Write out, exactly and only, the lines that run from the top of the records to the line with "(0,0) rectangle (535,665);". Include both ends; exclude pictures.

STORED RECORDS:
_ _ _

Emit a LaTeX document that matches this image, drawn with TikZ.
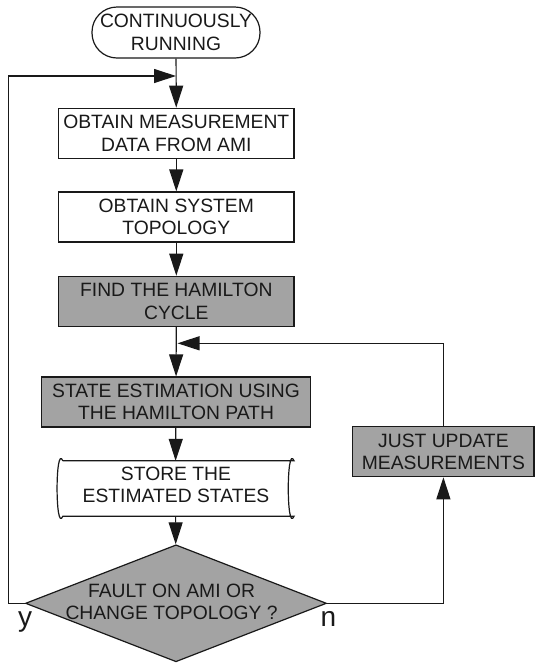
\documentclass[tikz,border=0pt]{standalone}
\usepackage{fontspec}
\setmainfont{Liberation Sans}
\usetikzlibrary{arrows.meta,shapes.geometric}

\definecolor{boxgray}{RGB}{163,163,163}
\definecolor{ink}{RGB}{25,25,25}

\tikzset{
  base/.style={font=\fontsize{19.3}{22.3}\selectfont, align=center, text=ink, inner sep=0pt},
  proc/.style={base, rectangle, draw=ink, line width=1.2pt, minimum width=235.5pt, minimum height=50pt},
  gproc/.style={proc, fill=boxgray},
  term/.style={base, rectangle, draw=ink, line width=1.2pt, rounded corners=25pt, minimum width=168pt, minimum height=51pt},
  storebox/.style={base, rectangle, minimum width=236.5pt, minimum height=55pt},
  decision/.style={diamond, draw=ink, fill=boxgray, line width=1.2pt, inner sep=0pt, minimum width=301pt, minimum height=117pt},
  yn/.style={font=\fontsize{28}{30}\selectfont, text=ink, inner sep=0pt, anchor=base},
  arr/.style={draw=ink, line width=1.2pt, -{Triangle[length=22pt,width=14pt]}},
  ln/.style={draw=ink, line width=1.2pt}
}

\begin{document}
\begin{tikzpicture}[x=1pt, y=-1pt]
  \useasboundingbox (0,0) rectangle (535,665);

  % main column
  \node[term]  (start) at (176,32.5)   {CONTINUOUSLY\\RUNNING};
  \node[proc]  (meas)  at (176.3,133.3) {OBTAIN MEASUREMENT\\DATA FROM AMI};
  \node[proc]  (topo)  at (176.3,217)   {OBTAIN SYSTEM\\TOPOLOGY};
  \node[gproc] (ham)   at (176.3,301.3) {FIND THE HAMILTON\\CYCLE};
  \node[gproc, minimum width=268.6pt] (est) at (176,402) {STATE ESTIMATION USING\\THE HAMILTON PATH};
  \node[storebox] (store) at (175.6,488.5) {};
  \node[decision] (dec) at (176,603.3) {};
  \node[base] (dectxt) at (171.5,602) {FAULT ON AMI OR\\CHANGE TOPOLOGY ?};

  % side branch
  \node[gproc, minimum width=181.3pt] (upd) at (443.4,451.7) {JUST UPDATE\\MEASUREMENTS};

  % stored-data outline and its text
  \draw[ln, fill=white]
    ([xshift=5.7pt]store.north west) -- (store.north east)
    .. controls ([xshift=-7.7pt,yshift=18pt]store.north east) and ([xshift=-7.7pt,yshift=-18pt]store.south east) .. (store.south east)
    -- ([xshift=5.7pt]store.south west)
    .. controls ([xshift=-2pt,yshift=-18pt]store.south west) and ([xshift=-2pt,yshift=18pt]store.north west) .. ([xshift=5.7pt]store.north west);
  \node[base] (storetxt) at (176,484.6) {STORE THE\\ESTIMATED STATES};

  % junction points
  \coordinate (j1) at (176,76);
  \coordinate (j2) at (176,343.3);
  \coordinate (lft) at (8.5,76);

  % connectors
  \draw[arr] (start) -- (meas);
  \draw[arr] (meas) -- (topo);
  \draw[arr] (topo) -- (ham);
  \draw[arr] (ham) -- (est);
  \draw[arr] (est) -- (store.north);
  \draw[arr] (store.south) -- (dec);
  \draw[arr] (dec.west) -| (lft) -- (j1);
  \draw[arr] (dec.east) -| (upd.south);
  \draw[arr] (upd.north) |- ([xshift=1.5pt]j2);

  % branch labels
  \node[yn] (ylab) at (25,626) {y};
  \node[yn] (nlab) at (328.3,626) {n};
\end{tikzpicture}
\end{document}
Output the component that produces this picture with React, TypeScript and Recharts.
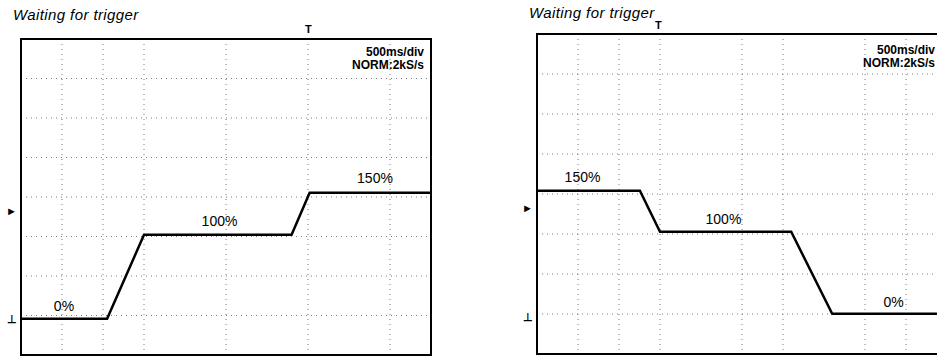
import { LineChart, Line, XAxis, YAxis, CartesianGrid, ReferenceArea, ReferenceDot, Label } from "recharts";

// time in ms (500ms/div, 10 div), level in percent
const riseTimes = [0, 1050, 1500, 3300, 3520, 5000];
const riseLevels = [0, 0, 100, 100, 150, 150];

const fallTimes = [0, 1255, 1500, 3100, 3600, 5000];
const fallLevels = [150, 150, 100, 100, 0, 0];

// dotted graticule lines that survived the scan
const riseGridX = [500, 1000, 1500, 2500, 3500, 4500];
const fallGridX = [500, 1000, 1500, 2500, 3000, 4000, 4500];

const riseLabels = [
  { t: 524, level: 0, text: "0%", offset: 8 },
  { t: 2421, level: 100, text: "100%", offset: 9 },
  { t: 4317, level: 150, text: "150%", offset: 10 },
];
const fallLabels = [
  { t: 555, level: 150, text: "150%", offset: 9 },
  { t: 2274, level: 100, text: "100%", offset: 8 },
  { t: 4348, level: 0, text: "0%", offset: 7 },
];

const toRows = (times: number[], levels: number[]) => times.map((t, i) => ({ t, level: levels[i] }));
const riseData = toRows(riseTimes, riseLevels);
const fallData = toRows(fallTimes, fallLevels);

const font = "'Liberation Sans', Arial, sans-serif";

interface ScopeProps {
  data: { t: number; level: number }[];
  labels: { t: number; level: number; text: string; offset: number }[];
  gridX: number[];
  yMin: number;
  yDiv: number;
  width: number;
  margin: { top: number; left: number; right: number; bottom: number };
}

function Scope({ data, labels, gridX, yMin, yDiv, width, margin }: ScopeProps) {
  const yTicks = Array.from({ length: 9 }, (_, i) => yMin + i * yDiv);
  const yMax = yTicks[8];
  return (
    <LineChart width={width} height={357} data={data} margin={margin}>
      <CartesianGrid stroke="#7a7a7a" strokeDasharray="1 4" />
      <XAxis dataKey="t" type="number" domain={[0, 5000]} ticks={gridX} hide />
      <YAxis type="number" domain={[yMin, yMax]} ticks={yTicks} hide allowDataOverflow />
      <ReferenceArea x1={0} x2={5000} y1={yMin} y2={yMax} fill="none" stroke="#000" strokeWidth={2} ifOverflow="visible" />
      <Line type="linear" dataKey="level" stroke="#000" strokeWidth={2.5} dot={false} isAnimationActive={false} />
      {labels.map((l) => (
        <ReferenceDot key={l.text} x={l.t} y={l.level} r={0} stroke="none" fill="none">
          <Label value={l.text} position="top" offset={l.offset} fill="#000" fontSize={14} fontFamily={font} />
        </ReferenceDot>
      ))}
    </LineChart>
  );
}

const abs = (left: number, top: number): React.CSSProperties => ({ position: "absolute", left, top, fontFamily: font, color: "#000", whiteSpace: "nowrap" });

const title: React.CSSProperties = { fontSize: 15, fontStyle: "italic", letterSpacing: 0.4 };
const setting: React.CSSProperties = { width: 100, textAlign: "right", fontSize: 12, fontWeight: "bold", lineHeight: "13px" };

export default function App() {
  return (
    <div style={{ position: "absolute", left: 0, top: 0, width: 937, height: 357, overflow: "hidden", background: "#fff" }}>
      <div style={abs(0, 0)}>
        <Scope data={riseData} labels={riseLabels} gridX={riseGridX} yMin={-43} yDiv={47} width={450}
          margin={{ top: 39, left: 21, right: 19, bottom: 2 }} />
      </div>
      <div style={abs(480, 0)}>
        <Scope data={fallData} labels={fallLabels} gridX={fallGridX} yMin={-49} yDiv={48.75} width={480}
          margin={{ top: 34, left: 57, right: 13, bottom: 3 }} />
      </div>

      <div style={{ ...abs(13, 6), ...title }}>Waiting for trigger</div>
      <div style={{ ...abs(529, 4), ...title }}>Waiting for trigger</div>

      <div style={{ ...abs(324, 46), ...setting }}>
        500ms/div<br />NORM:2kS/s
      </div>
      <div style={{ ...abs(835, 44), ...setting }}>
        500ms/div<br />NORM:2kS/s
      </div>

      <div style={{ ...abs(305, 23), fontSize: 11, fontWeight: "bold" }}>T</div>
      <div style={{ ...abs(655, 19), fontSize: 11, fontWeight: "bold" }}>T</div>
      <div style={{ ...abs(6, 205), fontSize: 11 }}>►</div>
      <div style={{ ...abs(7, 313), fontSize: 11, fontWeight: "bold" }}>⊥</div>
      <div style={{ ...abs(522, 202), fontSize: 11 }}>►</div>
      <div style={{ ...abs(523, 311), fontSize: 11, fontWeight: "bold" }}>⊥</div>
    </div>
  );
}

_ _ _

COMPLETE ANSWER:
Emit a LaTeX document that matches this image, drawn with TikZ.
\documentclass[tikz,border=0pt]{standalone}
\usepackage{fontspec}
\setmainfont{Liberation Sans}
\usetikzlibrary{arrows.meta,shapes.geometric}

\definecolor{boxgray}{RGB}{163,163,163}
\definecolor{ink}{RGB}{25,25,25}

\tikzset{
  base/.style={font=\fontsize{19.3}{22.3}\selectfont, align=center, text=ink, inner sep=0pt},
  proc/.style={base, rectangle, draw=ink, line width=1.2pt, minimum width=235.5pt, minimum height=50pt},
  gproc/.style={proc, fill=boxgray},
  term/.style={base, rectangle, draw=ink, line width=1.2pt, rounded corners=25pt, minimum width=168pt, minimum height=51pt},
  storebox/.style={base, rectangle, minimum width=236.5pt, minimum height=55pt},
  decision/.style={diamond, draw=ink, fill=boxgray, line width=1.2pt, inner sep=0pt, minimum width=301pt, minimum height=117pt},
  yn/.style={font=\fontsize{28}{30}\selectfont, text=ink, inner sep=0pt, anchor=base},
  arr/.style={draw=ink, line width=1.2pt, -{Triangle[length=22pt,width=14pt]}},
  ln/.style={draw=ink, line width=1.2pt}
}

\begin{document}
\begin{tikzpicture}[x=1pt, y=-1pt]
  \useasboundingbox (0,0) rectangle (535,665);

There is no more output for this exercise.